In British Columbia, an individual and a Society in Vancouver who have worked with prostitutes for over 30 years asked for standing to challenge Canada’s prostitution laws under the Charter. The Supreme Court of Canada said that in determining whether to grant public standing to applicants, courts should consider three factors:
- whether the case raises a serious justiciable issue;
- whether the party bringing the case has a real stake in the proceedings or is engaged with the issues that it raises; and
- whether the proposed suit is a reasonable and effective means to bring the case to court.
The Supreme Court said that it was clear that the applicants met the first two factors; the matter is serious and the applicants have a real stake in the proceedings.

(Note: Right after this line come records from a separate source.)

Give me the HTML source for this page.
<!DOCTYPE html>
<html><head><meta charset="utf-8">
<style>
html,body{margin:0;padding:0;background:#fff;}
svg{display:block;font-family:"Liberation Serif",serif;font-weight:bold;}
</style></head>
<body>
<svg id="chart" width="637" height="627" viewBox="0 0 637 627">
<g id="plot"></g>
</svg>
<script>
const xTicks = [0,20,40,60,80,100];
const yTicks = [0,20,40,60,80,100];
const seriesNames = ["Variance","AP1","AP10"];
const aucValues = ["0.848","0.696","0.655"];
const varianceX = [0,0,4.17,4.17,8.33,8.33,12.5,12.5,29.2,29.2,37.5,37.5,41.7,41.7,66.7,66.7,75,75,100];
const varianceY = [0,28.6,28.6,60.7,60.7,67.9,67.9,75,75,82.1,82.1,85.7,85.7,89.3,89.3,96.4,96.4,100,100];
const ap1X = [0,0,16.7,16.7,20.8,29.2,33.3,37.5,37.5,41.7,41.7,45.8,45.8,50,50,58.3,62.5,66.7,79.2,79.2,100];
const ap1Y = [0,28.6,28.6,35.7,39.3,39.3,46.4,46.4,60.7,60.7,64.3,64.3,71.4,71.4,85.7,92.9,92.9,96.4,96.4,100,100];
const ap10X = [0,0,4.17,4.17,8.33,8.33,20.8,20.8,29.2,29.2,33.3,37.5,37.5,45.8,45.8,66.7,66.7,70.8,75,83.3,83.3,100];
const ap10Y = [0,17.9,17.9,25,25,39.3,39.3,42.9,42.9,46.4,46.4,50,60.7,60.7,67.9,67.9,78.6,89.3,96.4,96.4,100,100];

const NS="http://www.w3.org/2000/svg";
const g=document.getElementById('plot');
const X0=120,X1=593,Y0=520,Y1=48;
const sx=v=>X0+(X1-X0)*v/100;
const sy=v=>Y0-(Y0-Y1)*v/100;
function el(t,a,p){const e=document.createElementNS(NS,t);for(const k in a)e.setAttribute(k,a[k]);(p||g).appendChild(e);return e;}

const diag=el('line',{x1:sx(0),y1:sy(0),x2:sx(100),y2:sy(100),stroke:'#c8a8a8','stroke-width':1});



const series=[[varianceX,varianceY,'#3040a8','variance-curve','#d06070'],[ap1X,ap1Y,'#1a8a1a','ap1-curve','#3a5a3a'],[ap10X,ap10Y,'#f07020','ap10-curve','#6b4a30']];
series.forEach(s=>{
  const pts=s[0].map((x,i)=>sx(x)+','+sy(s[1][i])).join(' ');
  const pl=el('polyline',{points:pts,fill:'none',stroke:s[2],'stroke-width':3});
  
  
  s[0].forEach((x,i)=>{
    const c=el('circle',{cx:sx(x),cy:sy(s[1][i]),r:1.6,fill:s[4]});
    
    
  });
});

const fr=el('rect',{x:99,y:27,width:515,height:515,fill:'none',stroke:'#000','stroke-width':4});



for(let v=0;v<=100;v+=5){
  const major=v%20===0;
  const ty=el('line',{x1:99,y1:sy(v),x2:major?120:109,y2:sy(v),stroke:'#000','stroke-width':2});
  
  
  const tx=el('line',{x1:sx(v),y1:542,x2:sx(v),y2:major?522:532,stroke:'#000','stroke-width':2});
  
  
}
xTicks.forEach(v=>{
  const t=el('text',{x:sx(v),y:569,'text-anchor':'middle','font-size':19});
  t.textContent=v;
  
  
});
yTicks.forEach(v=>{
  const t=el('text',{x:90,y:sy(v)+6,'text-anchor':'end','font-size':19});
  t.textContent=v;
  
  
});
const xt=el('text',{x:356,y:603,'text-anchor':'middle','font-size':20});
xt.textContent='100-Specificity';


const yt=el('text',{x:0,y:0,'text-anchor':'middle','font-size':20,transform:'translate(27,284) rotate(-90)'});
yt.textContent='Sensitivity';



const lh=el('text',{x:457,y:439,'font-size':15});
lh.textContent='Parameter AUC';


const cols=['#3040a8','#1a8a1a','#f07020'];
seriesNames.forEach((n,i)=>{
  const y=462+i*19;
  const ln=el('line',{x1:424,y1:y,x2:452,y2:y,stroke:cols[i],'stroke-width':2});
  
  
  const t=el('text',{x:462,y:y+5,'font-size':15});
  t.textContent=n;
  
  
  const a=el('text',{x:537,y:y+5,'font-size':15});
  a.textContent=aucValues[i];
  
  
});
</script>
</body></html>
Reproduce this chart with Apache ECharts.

The Court ruled that the applicants also met the requirements of the third factor, substituting the words “a reasonable and effective means” from the previous formulation, which stipulated that “no other” reasonable and effective means exist. Justice Thomas Cromwell wrote that judges should take a “liberal, generous and purposive approach to granting public interest standing.”
The Court referenced the Ontario case of Bedford v. Attorney General (Canada), but noted that a case that raises many of the same issues in Ontario may not be binding in another province, and that the applicants in these two cases are quite different.
It wrote:
This case constitutes public interest litigation: the respondents have raised issues of public importance that transcend their immediate interests. Their challenge is comprehensive, relating as it does to nearly the entire legislative scheme. It provides an opportunity to assess through the constitutional lens the overall effect of this scheme on those most directly affected by it.